Scientists unaffiliated with the study say it illustrates the possibly outsized impact that dam building in the tropics has on biodiversity, and possibly the climate.

José Maria Cardoso da Silva, an environmental geography professor at the University of Miami, said the study shows that three of the most biologically diverse river basins on earth are under high pressure from dam building, and countries are doing too little to prevent significant environmental harm from such development.

New roads built for dam construction create new economic opportunities, or “economic frontiers,” such as logging in previously untouched rainforests, creating unregulated access and deforestation, which is a major source of carbon dioxide emissions fueling climate change, he said.

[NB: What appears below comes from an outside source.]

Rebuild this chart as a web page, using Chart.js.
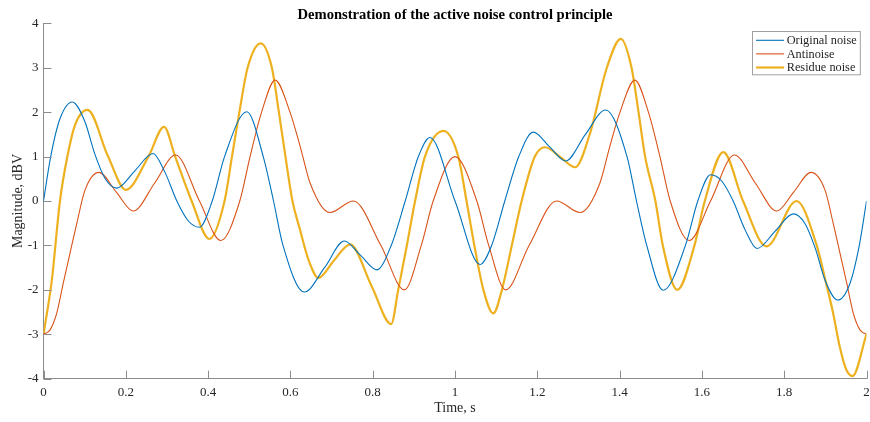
<!DOCTYPE html>
<html>
<head>
<meta charset="utf-8">
<script src="https://cdn.jsdelivr.net/npm/chart.js@4/dist/chart.umd.min.js"></script>
<style>
html,body{margin:0;padding:0;background:#fff;}
#wrap{width:870px;height:422px;position:relative;}
</style>
</head>
<body>
<div id="wrap"><canvas id="c" width="870" height="422"></canvas></div>
<script>
const chartTitle = 'Demonstration of the active noise control principle';
const xTitle = 'Time, s';
const yTitle = 'Magnitude, dBV';
const seriesNames = ['Original noise', 'Antinoise', 'Residue noise'];
const xTicks = [0, 0.2, 0.4, 0.6, 0.8, 1, 1.2, 1.4, 1.6, 1.8, 2];
const yTicks = [-4, -3, -2, -1, 0, 1, 2, 3, 4];

// Original noise (time s, magnitude dBV)
const origT = [0, 0.0175, 0.04, 0.07, 0.1, 0.125, 0.15, 0.178, 0.222, 0.266, 0.295, 0.324, 0.352, 0.379, 0.41, 0.44, 0.494, 0.534, 0.559, 0.582, 0.634, 0.683, 0.731, 0.77, 0.81, 0.845, 0.879, 0.911, 0.939, 1.0, 1.061, 1.089, 1.121, 1.155, 1.19, 1.23, 1.269, 1.317, 1.366, 1.418, 1.441, 1.466, 1.506, 1.56, 1.59, 1.621, 1.648, 1.676, 1.705, 1.734, 1.778, 1.822, 1.85, 1.875, 1.9, 1.93, 1.96, 1.9825, 2.0];
const origV = [0, 1.0, 1.85, 2.23, 1.8, 1.05, 0.5, 0.29, 0.68, 1.07, 0.65, 0, -0.45, -0.59, 0, 1.0, 2.01, 1.0, 0, -1.0, -2.05, -1.5, -0.9, -1.22, -1.55, -1.0, 0, 1.0, 1.43, 0, -1.43, -1.0, 0, 1.0, 1.55, 1.22, 0.9, 1.5, 2.05, 1.0, 0, -1.0, -2.01, -1.0, 0, 0.59, 0.45, 0, -0.65, -1.07, -0.68, -0.29, -0.5, -1.05, -1.8, -2.23, -1.85, -1.0, 0];

// Antinoise
const antiT = [0, 0.016, 0.032, 0.048, 0.065, 0.081, 0.101, 0.135, 0.177, 0.218, 0.27, 0.321, 0.379, 0.431, 0.477, 0.502, 0.53, 0.563, 0.599, 0.624, 0.648, 0.696, 0.753, 0.82, 0.877, 0.918, 0.947, 1.0, 1.053, 1.082, 1.123, 1.18, 1.247, 1.304, 1.352, 1.376, 1.401, 1.437, 1.47, 1.498, 1.523, 1.569, 1.621, 1.679, 1.73, 1.782, 1.823, 1.865, 1.899, 1.919, 1.935, 1.952, 1.968, 1.984, 2.0];
const antiV = [-3, -2.9, -2.53, -1.85, -1.15, -0.5, 0.25, 0.645, 0.2, -0.225, 0.4, 1.035, 0, -0.89, 0, 1.0, 2.0, 2.72, 2.0, 1.22, 0.4, -0.26, 0, -1.0, -2.0, -1.0, 0, 1.0, 0, -1.0, -2.0, -1.0, 0, -0.26, 0.4, 1.22, 2.0, 2.72, 2.0, 1.0, 0, -0.89, 0, 1.035, 0.4, -0.225, 0.2, 0.645, 0.25, -0.5, -1.15, -1.85, -2.53, -2.9, -3];

// Residue noise
const resT = [0, 0.02, 0.04, 0.058, 0.077, 0.107, 0.157, 0.2, 0.255, 0.293, 0.32, 0.36, 0.403, 0.44, 0.458, 0.476, 0.496, 0.528, 0.555, 0.572, 0.588, 0.605, 0.622, 0.645, 0.668, 0.705, 0.745, 0.798, 0.845, 0.862, 0.883, 0.903, 0.927, 0.972, 1.008, 1.028, 1.047, 1.069, 1.093, 1.114, 1.138, 1.162, 1.194, 1.219, 1.257, 1.292, 1.328, 1.369, 1.403, 1.429, 1.446, 1.462, 1.487, 1.505, 1.54, 1.582, 1.607, 1.652, 1.70, 1.757, 1.83, 1.879, 1.9, 1.919, 1.935, 1.951, 1.966, 2.0];
const resV = [-3, -1.8, 0, 1.0, 1.72, 2.05, 1.0, 0.25, 1.0, 1.67, 1.0, 0, -0.855, 0, 1.0, 2.0, 3.0, 3.55, 3.0, 2.0, 1.0, 0, -0.6, -1.35, -1.73, -1.35, -0.975, -1.93, -2.77, -2.0, -1.0, 0, 1.0, 1.58, 1.0, 0, -1.0, -2.0, -2.53, -2.0, -1.0, 0, 1.0, 1.21, 0.98, 0.76, 1.52, 3.0, 3.65, 3.0, 2.0, 1.0, 0, -1.0, -2.0, -1.0, 0, 1.1, 0, -1.02, 0, -1.0, -1.78, -2.53, -3.28, -3.8, -3.94, -3.0];

const colors = ['#0072BD', '#D95319', '#EDB120'];
const widths = [1.1, 1.1, 2.2];
const FONT = "'Liberation Serif', 'Times New Roman', serif";
const AXIS = '#8c8c8c';
const TEXT = '#262626';

const pts = (T, V) => T.map((t, i) => ({x: t, y: V[i]}));

const decor = {
  id: 'decor',
  afterDraw(chart) {
    const {ctx, chartArea: a, scales: {x, y}} = chart;
    ctx.save();
    ctx.strokeStyle = AXIS; ctx.lineWidth = 1;
    x.ticks.forEach(t => {
      const px = Math.round(x.getPixelForValue(t.value)) + 0.5;
      ctx.beginPath(); ctx.moveTo(px, a.bottom); ctx.lineTo(px, a.bottom - 8); ctx.stroke();
    });
    y.ticks.forEach(t => {
      const py = Math.round(y.getPixelForValue(t.value)) + 0.5;
      ctx.beginPath(); ctx.moveTo(a.left, py); ctx.lineTo(a.left + 8, py); ctx.stroke();
    });
    ctx.fillStyle = '#000';
    ctx.font = 'bold 14.6px ' + FONT;
    ctx.textAlign = 'center'; ctx.textBaseline = 'alphabetic';
    ctx.fillText(chartTitle, (a.left + a.right) / 2, 18.5);
    ctx.font = '12.3px ' + FONT;
    const ds = chart.data.datasets;
    let maxW = 0;
    ds.forEach(d => { maxW = Math.max(maxW, ctx.measureText(d.label).width); });
    const lineLen = 28, pad = 3.6, gap = 2.6, rowH = 13.6;
    const boxW = pad + lineLen + gap + maxW + pad;
    const boxH = rowH * ds.length + 2.5;
    const bx = Math.round(a.right - 7 - boxW) + 0.5;
    const by = Math.round(a.top + 7.7) + 0.5;
    ctx.fillStyle = '#fff';
    ctx.fillRect(bx, by, boxW, boxH);
    ctx.strokeStyle = '#a0a0a0'; ctx.lineWidth = 1;
    ctx.strokeRect(bx, by, boxW, boxH);
    ds.forEach((d, i) => {
      const cy = by + 2 + rowH * (i + 0.5);
      ctx.strokeStyle = d.borderColor; ctx.lineWidth = d.borderWidth;
      ctx.beginPath(); ctx.moveTo(bx + pad, cy); ctx.lineTo(bx + pad + lineLen, cy); ctx.stroke();
      ctx.fillStyle = TEXT; ctx.textAlign = 'left'; ctx.textBaseline = 'middle';
      ctx.fillText(d.label, bx + pad + lineLen + gap, cy + 0.5);
    });
    ctx.restore();
  }
};

new Chart(document.getElementById('c'), {
  type: 'line',
  data: {
    datasets: [
      {label: seriesNames[0], data: pts(origT, origV)},
      {label: seriesNames[1], data: pts(antiT, antiV)},
      {label: seriesNames[2], data: pts(resT, resV)}
    ].map((d, i) => Object.assign(d, {
      borderColor: colors[i], backgroundColor: colors[i], borderWidth: widths[i],
      pointRadius: 0, fill: false, cubicInterpolationMode: 'monotone'
    }))
  },
  options: {
    responsive: false, animation: false, devicePixelRatio: 1,
    layout: {padding: {top: 23.3, right: 3.5, left: 0, bottom: 0}},
    plugins: {legend: {display: false}, title: {display: false}, tooltip: {enabled: false}},
    scales: {
      x: {
        type: 'linear', min: 0, max: 2,
        afterBuildTicks: s => { s.ticks = xTicks.map(v => ({value: v})); },
        afterFit: s => { s.height = 43.3; s.paddingLeft = 0; s.paddingRight = 0; },
        border: {display: true, color: AXIS, width: 1},
        grid: {drawOnChartArea: false, drawTicks: false},
        ticks: {padding: 6.5, color: TEXT, font: {family: FONT, size: 13}, maxRotation: 0,
          callback: v => String(Number(v.toFixed(1)))},
        title: {display: true, text: xTitle, color: TEXT, font: {family: FONT, size: 14}, padding: {top: 0, bottom: 5.6}}
      },
      y: {
        type: 'linear', min: -4, max: 4,
        afterBuildTicks: s => { s.ticks = yTicks.map(v => ({value: v})); },
        afterFit: s => { s.width = 43.5; s.paddingTop = 0; s.paddingBottom = 0; },
        border: {display: true, color: AXIS, width: 1},
        grid: {drawOnChartArea: false, drawTicks: false},
        ticks: {padding: 5, color: TEXT, font: {family: FONT, size: 13},
          callback: v => String(v)},
        title: {display: true, text: yTitle, color: TEXT, font: {family: FONT, size: 14}, padding: {top: 10, bottom: 0}}
      }
    }
  },
  plugins: [decor]
});
</script>
</body>
</html>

Methane emissions from newly-built reservoirs only increase hydropower’s impact on the climate, he said.

“Nothing is going to change if we do not propose feasible solutions so that megadiverse countries can produce the clean and renewable energy to sustain their development without damage to their extraordinary biodiversity,” Silva said.

Mauro Galetti, a Sao Paulo State University conservation biologist in Brazil who published a study in December showing that a decline in biodiversity in tropical forests reduces their ability to store carbon, said dam building is a “major disaster.”

“Many politicians and engineers proclaim that hydroelectric power dams is a ‘green energy,’ but this is a big mistake,” he said. “Hydroelectric dams create a huge impact on climate, biodiversity and people’s health. This study alerts us to the large-scale impact of dams in tropical forests, and if these projected dams are built, we will have a worse scenario for climate change than we would expect.”